Every non-performing day included Happy Hour. It was a ritual seriously observed. Punctually at five o’clock john would relinquish the wheel, usually to Merce, and have his first drink of the day. Nick and Remy would bring out raw vegetables, exotic dips, stone-ground wheat crackers. David Tudor pulled out his flask of homemade homeopathic brew, which was probably 100 percent alcohol.

Not everyone enjoyed the touring as much as John and I did. It wasn’t always all fun or galvanizing intellectually. Exasperation could and did set in after long days of driving, especially if one of John’s whimsical detours had led to a frustrating dead end, or when it was just too cold to cook out but we were doing it anyway as we stood around, numb and dumb, while John and Nick did all the work.
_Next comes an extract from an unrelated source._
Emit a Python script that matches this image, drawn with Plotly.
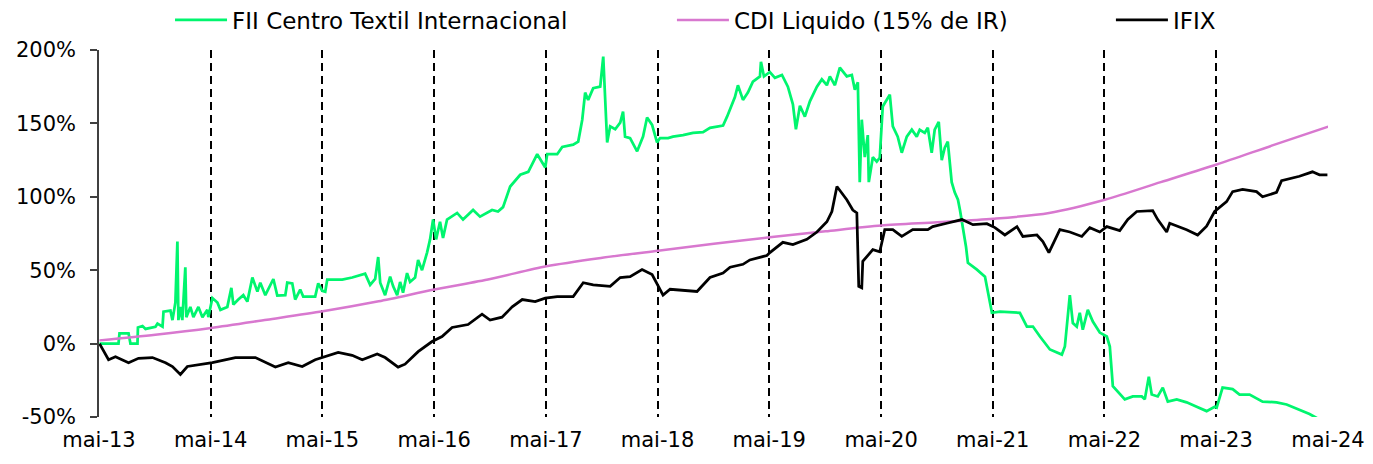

At those moments we’d have given anything for the shortest distance between two points, Howard Johnson’s being one of them.
But that time together shaped and molded the particular group of nine known as “Merce Cunningham and Dance Company,” circa 1956-1964, even though the personnel changed somewhat from year to year. The sense of community was genuine; sharing work, exchanging ideas, being around at the beginnings of things mad the dancers feel we were participants in the process rather than employees hired to do a job. John’s newest enthusiasm for some artist, writer, philosopher, social thinker, mushroom wild green, or wild idea spilled over into the bus, embroiling us in lively conversation for hours at a time. We were privy to John’s and David’s discussions about the new music coming from Europe. Books were passed around–including Merce’s favorite mystery stories, Johns most recent esoteric discoveries, David’s theosophy tracts, plus the reading interests of the rest of us. We played games the way John went about doing everything–seriously. We played all kinds–guess-who games, word games, cards, chess, Scrabble. We played for fun, yes, but earnestly, accepting through his example, the Cagean spirit of purposeless play pursued with seriousness. (One can learn a lot about the people with whom one plays games.) John was a fanatic about winning at Scrabble. He played mostlyl with Marilyn [], who was very good at ti, and he went into momentary despair when he lost–which was most of the time.
If Merce was in a particularly cheery mood he’d tell outrageously naughty stories about working with Martha Graham, Louis Horst, and Erick Hawkins, or lovely sentimental ones about his tap-dancing teacher, Mrs. Barret, whom he remembered with great fondness. Merce, in the VW-bus milieu, was forced to be a social being, and sometimes he appeared to enjoy it. With the end of the VW-bus touring came the end of any real social intercourse between Merce and his dancers. Big-bus touring relieved him of the close quarters forced on everyone in the VW. In the big buses, Merce could separate himself from the rest of us, drop out rather than join in. Surely those hours in the VW bus created us as a company as much as Merce’s choreography did. They probably even influenced the choreography, because Merce came to know us in ways quite different from the ways he knew us in the studio.
For many years we seemed to be operating in the world, not in a world apart. There was a richness and variety of experience. Vital to this was meeting interesting people from a wide spectrum of disciplines, not only those in the arts. John had friends from cost to coast and was always making new ones. And if there was a really fine museum, or notable architecture, or maybe just a good movie around, John would find time to get us there. Slow scenic routes were chosen instead of mind-numbing thruways. “Have you seen Niagara Falls?” John would ask, and since most of us had not, he’d take us there. Our existence then was governed by process, not product. The means and the end justified each other. Despite the fact that getting there (traveling) seemed to take precedence over being there (performing), and what and where we ate appeared to be far more important than any single performance that we drove two, three, or more days to present, our focus nevertheless was single: art-and-life. No separation. John’s credo–accepting the multiplicity of things–was actively lived in the VW days. Later on, Merce’s credo–weeding out everything not absolutely essential to putting on a performance–became the company doctrine. Perhaps this was inevitable as the company became larger, unionized, weighted down with the psychological and financial freight of full-time administrators, office staff, wardrobe and stage crew, as well as more dancers, more musicians, tons of electronic paraphernalia, more-elaborate sets, specialized lighting equipment, and video and film apparatus.
But the more was not the merrier. Not for me, anyway. Nor, I think, for John. And although Merce talked about the multiplicity of events in everyone’s life, he was never quite able to embrace the idea in his own. Going from the small bus to the big bus was symbolic of the company’s shifting priorities, and to accomplish this shift a quasi-professional, and eventually a fully professional, management took over our lives, bringing about a dramatic change in John’s role in the company. His many active contributions to the dancers’ well-being were curtailed; his influence shunted behind the scenes.

Nor did it help to have the age span between Merce and his dancers widen year by year.

Predictably, as the age difference expanded, communication of the sort that went on in the VW Microbus in the fifties and early sixties dwindled to nothing. In my last years, the company became self-contained, self-nurturing, and insular, moving from place to place as though under a Bucky Fuller dome. Even the air we breathed seemed to have been recycled. [excerpts from pp. 339-42]

And seriously, the clock just hit 12:00.